> _Task description_
Type out the complete listing below word for word, without its pictures.

> _Source material_
* * *

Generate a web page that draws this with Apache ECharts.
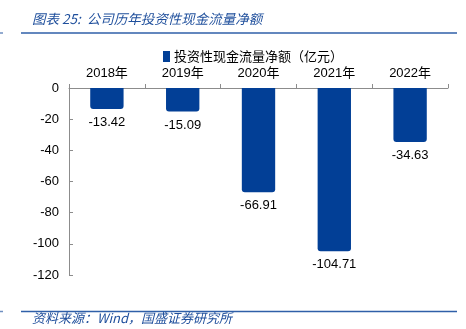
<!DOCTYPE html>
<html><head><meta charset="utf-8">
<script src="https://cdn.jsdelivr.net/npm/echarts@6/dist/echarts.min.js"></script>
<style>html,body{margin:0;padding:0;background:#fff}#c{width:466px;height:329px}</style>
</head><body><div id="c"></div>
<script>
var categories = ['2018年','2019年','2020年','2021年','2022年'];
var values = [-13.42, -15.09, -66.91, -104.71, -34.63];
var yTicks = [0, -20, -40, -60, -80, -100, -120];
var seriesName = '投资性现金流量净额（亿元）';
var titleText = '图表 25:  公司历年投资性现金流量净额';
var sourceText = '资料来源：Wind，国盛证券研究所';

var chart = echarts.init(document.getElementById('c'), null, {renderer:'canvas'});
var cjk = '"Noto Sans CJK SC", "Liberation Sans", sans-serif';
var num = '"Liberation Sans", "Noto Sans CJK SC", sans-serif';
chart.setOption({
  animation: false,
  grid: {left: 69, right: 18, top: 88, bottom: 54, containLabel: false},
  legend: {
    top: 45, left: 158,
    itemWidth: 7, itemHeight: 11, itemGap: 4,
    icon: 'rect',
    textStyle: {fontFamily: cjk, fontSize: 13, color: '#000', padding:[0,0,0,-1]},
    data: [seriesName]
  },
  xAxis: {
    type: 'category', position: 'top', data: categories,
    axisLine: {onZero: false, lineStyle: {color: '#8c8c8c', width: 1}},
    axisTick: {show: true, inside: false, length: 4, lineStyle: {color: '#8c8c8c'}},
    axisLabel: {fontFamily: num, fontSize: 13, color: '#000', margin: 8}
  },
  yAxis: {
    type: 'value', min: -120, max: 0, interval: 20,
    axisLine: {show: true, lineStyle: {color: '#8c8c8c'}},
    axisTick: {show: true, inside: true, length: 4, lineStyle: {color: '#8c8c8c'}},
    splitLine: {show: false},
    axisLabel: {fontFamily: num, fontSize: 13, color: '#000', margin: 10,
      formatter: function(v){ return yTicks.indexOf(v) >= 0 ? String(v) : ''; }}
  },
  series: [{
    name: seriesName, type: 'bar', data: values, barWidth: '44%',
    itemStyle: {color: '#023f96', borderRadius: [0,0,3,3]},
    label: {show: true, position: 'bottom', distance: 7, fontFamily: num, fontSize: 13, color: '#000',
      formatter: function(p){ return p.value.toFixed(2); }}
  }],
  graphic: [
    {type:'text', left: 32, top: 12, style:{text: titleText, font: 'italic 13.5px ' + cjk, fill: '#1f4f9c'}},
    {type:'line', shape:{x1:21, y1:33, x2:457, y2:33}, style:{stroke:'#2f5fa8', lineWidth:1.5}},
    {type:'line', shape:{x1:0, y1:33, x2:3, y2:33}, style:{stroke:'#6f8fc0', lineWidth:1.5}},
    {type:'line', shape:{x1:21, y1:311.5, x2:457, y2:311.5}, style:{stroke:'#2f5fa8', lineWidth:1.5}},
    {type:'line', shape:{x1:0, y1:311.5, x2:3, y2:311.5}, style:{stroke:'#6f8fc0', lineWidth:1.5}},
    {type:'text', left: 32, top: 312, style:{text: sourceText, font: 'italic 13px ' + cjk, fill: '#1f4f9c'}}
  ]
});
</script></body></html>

* * *

> _Completed task_
Generate a web page that draws this with Apache ECharts.
<!DOCTYPE html>
<html><head><meta charset="utf-8">
<script src="https://cdn.jsdelivr.net/npm/echarts@6/dist/echarts.min.js"></script>
<style>html,body{margin:0;padding:0;background:#fff}#c{width:466px;height:329px}</style>
</head><body><div id="c"></div>
<script>
var categories = ['2018年','2019年','2020年','2021年','2022年'];
var values = [-13.42, -15.09, -66.91, -104.71, -34.63];
var yTicks = [0, -20, -40, -60, -80, -100, -120];
var seriesName = '投资性现金流量净额（亿元）';
var titleText = '图表 25:  公司历年投资性现金流量净额';
var sourceText = '资料来源：Wind，国盛证券研究所';

var chart = echarts.init(document.getElementById('c'), null, {renderer:'canvas'});
var cjk = '"Noto Sans CJK SC", "Liberation Sans", sans-serif';
var num = '"Liberation Sans", "Noto Sans CJK SC", sans-serif';
chart.setOption({
  animation: false,
  grid: {left: 69, right: 18, top: 88, bottom: 54, containLabel: false},
  legend: {
    top: 45, left: 158,
    itemWidth: 7, itemHeight: 11, itemGap: 4,
    icon: 'rect',
    textStyle: {fontFamily: cjk, fontSize: 13, color: '#000', padding:[0,0,0,-1]},
    data: [seriesName]
  },
  xAxis: {
    type: 'category', position: 'top', data: categories,
    axisLine: {onZero: false, lineStyle: {color: '#8c8c8c', width: 1}},
    axisTick: {show: true, inside: false, length: 4, lineStyle: {color: '#8c8c8c'}},
    axisLabel: {fontFamily: num, fontSize: 13, color: '#000', margin: 8}
  },
  yAxis: {
    type: 'value', min: -120, max: 0, interval: 20,
    axisLine: {show: true, lineStyle: {color: '#8c8c8c'}},
    axisTick: {show: true, inside: true, length: 4, lineStyle: {color: '#8c8c8c'}},
    splitLine: {show: false},
    axisLabel: {fontFamily: num, fontSize: 13, color: '#000', margin: 10,
      formatter: function(v){ return yTicks.indexOf(v) >= 0 ? String(v) : ''; }}
  },
  series: [{
    name: seriesName, type: 'bar', data: values, barWidth: '44%',
    itemStyle: {color: '#023f96', borderRadius: [0,0,3,3]},
    label: {show: true, position: 'bottom', distance: 7, fontFamily: num, fontSize: 13, color: '#000',
      formatter: function(p){ return p.value.toFixed(2); }}
  }],
  graphic: [
    {type:'text', left: 32, top: 12, style:{text: titleText, font: 'italic 13.5px ' + cjk, fill: '#1f4f9c'}},
    {type:'line', shape:{x1:21, y1:33, x2:457, y2:33}, style:{stroke:'#2f5fa8', lineWidth:1.5}},
    {type:'line', shape:{x1:0, y1:33, x2:3, y2:33}, style:{stroke:'#6f8fc0', lineWidth:1.5}},
    {type:'line', shape:{x1:21, y1:311.5, x2:457, y2:311.5}, style:{stroke:'#2f5fa8', lineWidth:1.5}},
    {type:'line', shape:{x1:0, y1:311.5, x2:3, y2:311.5}, style:{stroke:'#6f8fc0', lineWidth:1.5}},
    {type:'text', left: 32, top: 312, style:{text: sourceText, font: 'italic 13px ' + cjk, fill: '#1f4f9c'}}
  ]
});
</script></body></html>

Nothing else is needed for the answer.